O que aconteceu hoje expõe a estrutura real da disputa pelo poder no Brasil. A democracia se movimenta quando confronta diretamente os espaços onde a autoridade militar se acostumou a operar com autonomia e silêncio. A ação contra oficiais de alta patente desloca expectativas, reorganiza lealdades e mostra que a condução do Estado depende de decisões civis capazes de atravessar zonas de tensão histórica. Esse movimento projeta outro horizonte para a política brasileira, porque reposiciona a farda dentro do jogo institucional e afirma que o país pode ser administrado sem recorrer às velhas hierarquias que se impunham pela intimidação ou pelo costume.

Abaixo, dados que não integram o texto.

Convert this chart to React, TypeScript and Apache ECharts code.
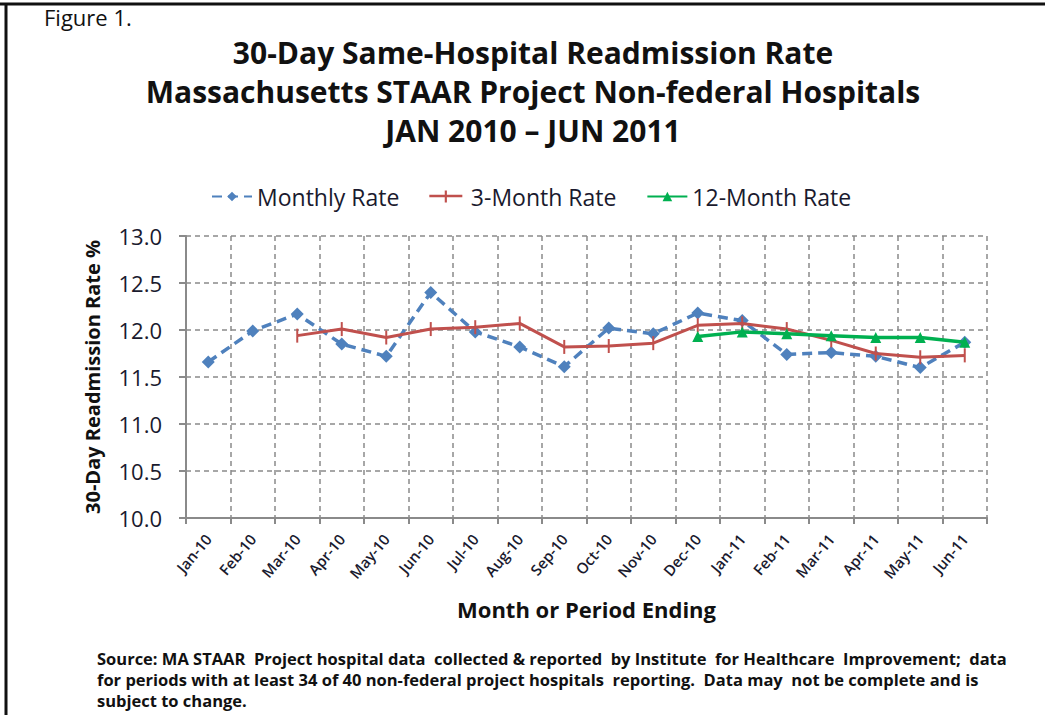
import React, { useEffect, useRef } from "react";
import * as echarts from "echarts";

const categories = ["Jan-10","Feb-10","Mar-10","Apr-10","May-10","Jun-10","Jul-10","Aug-10","Sep-10","Oct-10","Nov-10","Dec-10","Jan-11","Feb-11","Mar-11","Apr-11","May-11","Jun-11"];
const monthlyRate = [11.66, 11.99, 12.17, 11.85, 11.72, 12.40, 11.98, 11.82, 11.61, 12.02, 11.96, 12.18, 12.10, 11.74, 11.76, 11.72, 11.60, 11.87];
const threeMonthRate = [null, null, 11.94, 12.01, 11.92, 12.01, 12.03, 12.07, 11.82, 11.83, 11.86, 12.05, 12.07, 12.01, 11.89, 11.75, 11.71, 11.73];
const twelveMonthRate = [null, null, null, null, null, null, null, null, null, null, null, 11.93, 11.98, 11.96, 11.94, 11.92, 11.92, 11.87];
const yTicks = { min: 10, max: 13, interval: 0.5 };

const titleLines = [
  "30-Day Same-Hospital Readmission Rate",
  "Massachusetts STAAR Project Non-federal Hospitals",
  "JAN 2010 \u2013 JUN 2011",
];
const footerLines = [
  "Source: MA STAAR  Project hospital data  collected & reported  by Institute  for Healthcare  Improvement;  data",
  "for periods with at least 34 of 40 non-federal project hospitals  reporting.  Data may  not be complete and is",
  "subject to change.",
];

const FONT = "'Open Sans', Lato, sans-serif";

export default function App() {
  const ref = useRef<HTMLDivElement>(null);
  useEffect(() => {
    document.body.style.margin = "0";
    const chart = echarts.init(ref.current!, undefined, { renderer: "svg" });
    const grid = "#8a8a8a";
    chart.setOption({
      animation: false,
      backgroundColor: "#fff",
      textStyle: { fontFamily: FONT },
      grid: { left: 186, right: 58, top: 236, bottom: 197 },
      legend: {
        top: 180,
        left: 206,
        itemWidth: 40,
        itemHeight: 12,
        itemGap: 30,
        textStyle: { fontSize: 23, color: "#1a1a2e", fontFamily: FONT },
        data: [
          { name: "Monthly Rate" },
          { name: "3-Month Rate", icon: "path://M0,5h18v-5h2.5v5h18v3h-18v6h-2.5v-6h-18z" },
          { name: "12-Month Rate" },
        ],
      },
      xAxis: {
        type: "category",
        data: categories,
        boundaryGap: true,
        name: "Month or Period Ending",
        nameLocation: "middle",
        nameGap: 80,
        nameTextStyle: { fontSize: 22, fontWeight: "bold", color: "#111" },
        axisLine: { lineStyle: { color: grid, width: 2 } },
        axisTick: { show: true, alignWithLabel: false, length: 6, lineStyle: { color: grid, width: 2 } },
        axisLabel: { rotate: 50, fontSize: 15, fontWeight: 600, color: "#1a1a2e", margin: 18, interval: 0 },
        splitLine: { show: true, lineStyle: { color: grid, type: [5, 4], width: 1.5 } },
      },
      yAxis: {
        type: "value",
        min: yTicks.min,
        max: yTicks.max,
        interval: yTicks.interval,
        name: "30-Day Readmission Rate %",
        nameLocation: "middle",
        nameGap: 84,
        nameTextStyle: { fontSize: 20, fontWeight: "bold", color: "#111" },
        axisLine: { show: true, lineStyle: { color: grid, width: 2 } },
        axisTick: { show: true, length: 7, lineStyle: { color: grid, width: 2 } },
        axisLabel: { fontSize: 22, color: "#1a1a2e", margin: 24, formatter: (v: number) => v.toFixed(1) },
        splitLine: { show: true, lineStyle: { color: grid, type: [5, 4], width: 1.5 } },
      },
      series: [
        {
          name: "Monthly Rate",
          type: "line",
          data: monthlyRate,
          symbol: "diamond",
          symbolSize: 13,
          itemStyle: { color: "#4F81BD" },
          lineStyle: { color: "#4F81BD", width: 3.5, type: [10, 6] },
          z: 3,
        },
        {
          name: "3-Month Rate",
          type: "line",
          data: threeMonthRate,
          symbol: "path://M0,0h2v14h-2z",
          symbolKeepAspect: true,
          symbolSize: 14,
          itemStyle: { color: "#C0504D" },
          lineStyle: { color: "#C0504D", width: 3 },
          z: 4,
        },
        {
          name: "12-Month Rate",
          type: "line",
          data: twelveMonthRate,
          symbol: "triangle",
          symbolSize: 11,
          itemStyle: { color: "#00B050" },
          lineStyle: { color: "#00B050", width: 3.5 },
          z: 5,
        },
      ],
      graphic: [
        { type: "line", shape: { x1: 0, y1: 4, x2: 1045, y2: 4 }, style: { stroke: "#111", lineWidth: 3 } },
        { type: "line", shape: { x1: 6, y1: 4, x2: 6, y2: 715 }, style: { stroke: "#111", lineWidth: 3 } },
        { type: "text", left: 44, top: 6, style: { text: "Figure 1.", fontSize: 22, fill: "#111", fontFamily: FONT } },
        ...titleLines.map((t, i) => ({
          type: "text",
          x: 533,
          y: 37 + i * 39,
          style: { text: t, align: "center", verticalAlign: "top", fontSize: 30, fontWeight: "bold", fill: "#111", fontFamily: FONT },
        })),
        ...footerLines.map((t, i) => ({
          type: "text",
          left: 97,
          top: 650 + i * 21,
          style: { text: t, fontSize: 16.5, fontWeight: "bold", fill: "#111", fontFamily: FONT },
        })),
      ],
    });
    return () => chart.dispose();
  }, []);
  return <div ref={ref} style={{ position: "absolute", left: 0, top: 0, width: 1045, height: 715 }} />;
}
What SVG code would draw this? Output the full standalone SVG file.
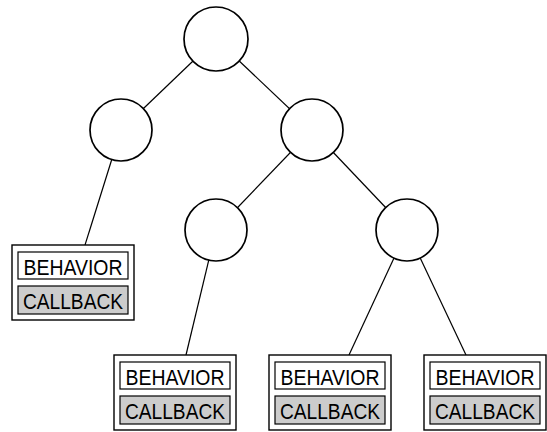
<svg xmlns="http://www.w3.org/2000/svg" width="547" height="432" viewBox="0 0 547 432">
<style>
.n{fill:#fff;stroke:#000;stroke-width:1.7}
.e{stroke:#000;stroke-width:1.2;fill:none}
.o{fill:#fff;stroke:#000;stroke-width:1.4}
.b{fill:#fff;stroke:#000;stroke-width:1.2}
.c{fill:#cccccc;stroke:#000;stroke-width:1.2}
.t{font-family:"Liberation Sans",Arial,sans-serif;font-size:22px;text-anchor:middle;fill:#000}
</style>
<defs>
<g id="leaf">
<rect class="o" x="0" y="0" width="122" height="75"/>
<rect class="b" x="6" y="7" width="110" height="27"/>
<rect class="c" x="6" y="41" width="110" height="28"/>
<text class="t" x="61" y="30" textLength="99" lengthAdjust="spacingAndGlyphs">BEHAVIOR</text>
<text class="t" x="61" y="64" textLength="100" lengthAdjust="spacingAndGlyphs">CALLBACK</text>
</g>
</defs>
<g id="edges">
<line class="e" x1="216" y1="39" x2="121" y2="130"/>
<line class="e" x1="216" y1="39" x2="312" y2="130"/>
<line class="e" x1="121" y1="130" x2="85" y2="245"/>
<line class="e" x1="312" y1="130" x2="216" y2="230"/>
<line class="e" x1="312" y1="130" x2="407" y2="230"/>
<line class="e" x1="216" y1="230" x2="186" y2="355"/>
<line class="e" x1="407" y1="230" x2="349" y2="355"/>
<line class="e" x1="407" y1="230" x2="466" y2="355"/>
</g>
<g id="root"><circle class="n" cx="216" cy="39" r="32"/></g>
<g id="n1"><circle class="n" cx="121" cy="130" r="31"/></g>
<g id="n2"><circle class="n" cx="312" cy="130" r="31"/></g>
<g id="n3"><circle class="n" cx="216" cy="230" r="31"/></g>
<g id="n4"><circle class="n" cx="407" cy="230" r="31"/></g>
<g id="leaf1"><use href="#leaf" x="12" y="245"/></g>
<g id="leaf2"><use href="#leaf" x="114" y="355"/></g>
<g id="leaf3"><use href="#leaf" x="269" y="355"/></g>
<g id="leaf4"><use href="#leaf" x="424" y="355"/></g>
</svg>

​O Brasil amanheceu diferente porque tocou, pela primeira vez em muito tempo, na raiz de um problema que perpassa toda a sua trajetória republicana. O dia de hoje não apaga o passado; desestabiliza sua continuidade. E essa desestabilização é profundamente política: desloca hierarquias, abre disputas e revela que a democracia, mesmo frágil, é capaz de medir forças com os fantasmas que insistem em acompanhá-la.

​Que este seja o derradeiro enterro de figuras como Silvio Frota.

Ricardo Queiroz Pinheiro

Bibliotecário, gestor público e doutorando em Ciências Humanas e Sociais (UFABC). Atua em biblioteca pública há 29 anos.